Peintre merveilleux, fait pour traduire la vie et amoureux de sa ville, s’il eût vécu plus tard, Carpaccio aurait été, à côté de Canaletto et de Guardi et peut-être plus complètement qu’eux, l’interprète des pierres et de la vie de Venise. Ses contemporains ignoraient encore ces contemplations désintéressées, mais ils en approchaient involontairement en mêlant Venise à leurs sujets religieux et en multipliant les toiles officielles auxquelles la ville servait de décor.

Deux fois au moins, Carpaccio, sans dénaturer le sujet, put exécuter des vues littérales de Venise.

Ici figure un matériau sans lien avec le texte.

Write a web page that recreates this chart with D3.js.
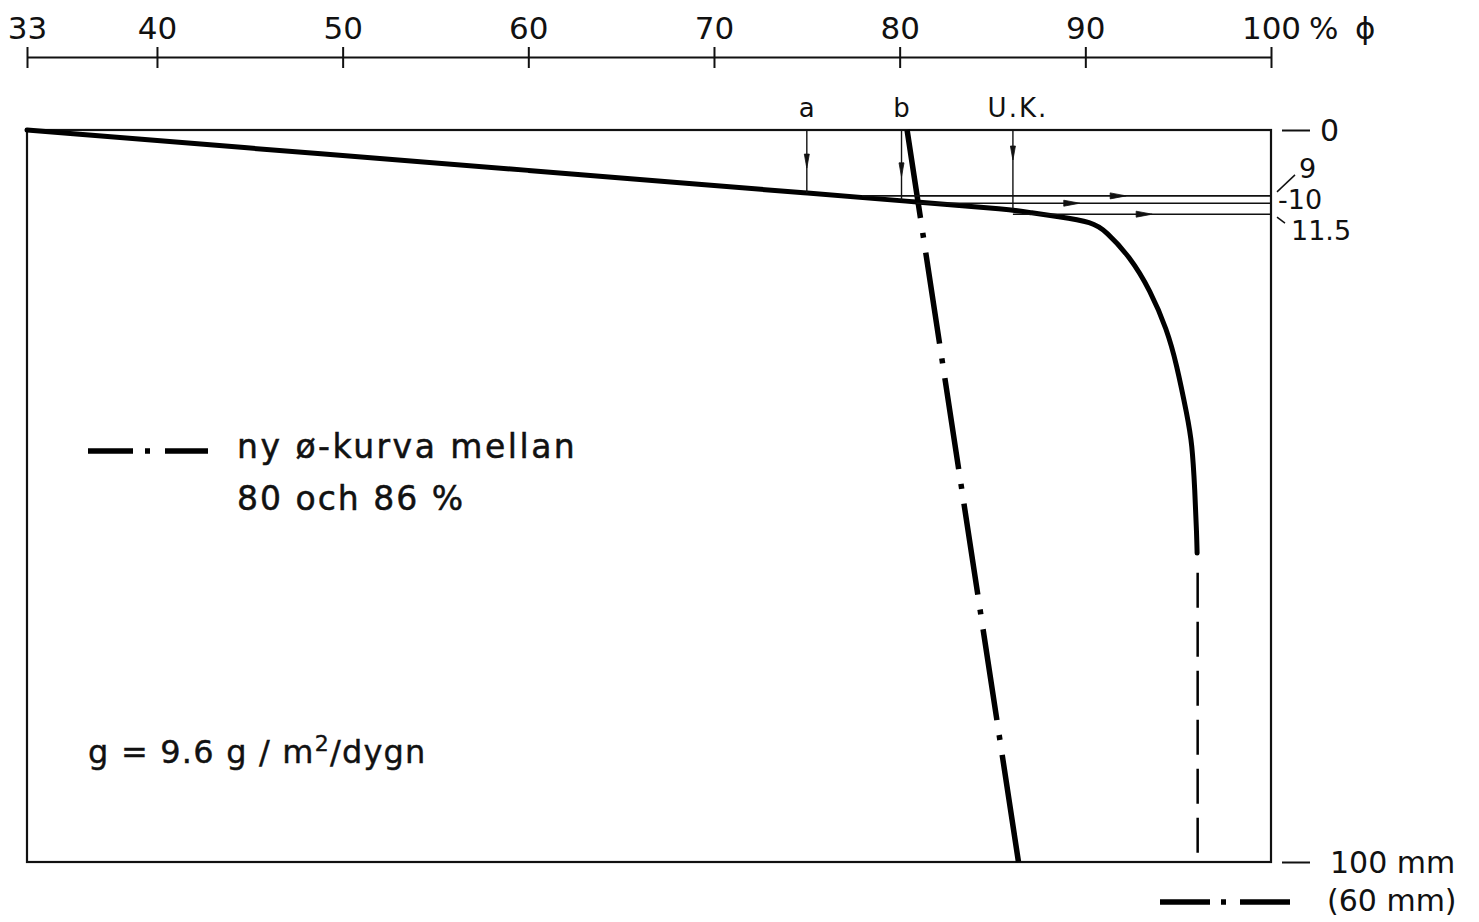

Chargé par les camerlingues de peindre un étendard et de renouveler l’image démodée de Jacobello del Fiore, il ne se contente pas d’alléger les formes un peu lourdes de l’animal apocalyptique, il double la glorification en déroulant derrière le symbole traditionnel une vue du canal Saint-Marc.

Le Bucentaure est amarré devant la Piazzetta que domine le Campanile ; on devine l’Horloge : les coupoles de Saint-Marc se profilent derrière le palais ducal, dont les sveltes harmonies chantent légères et subtiles.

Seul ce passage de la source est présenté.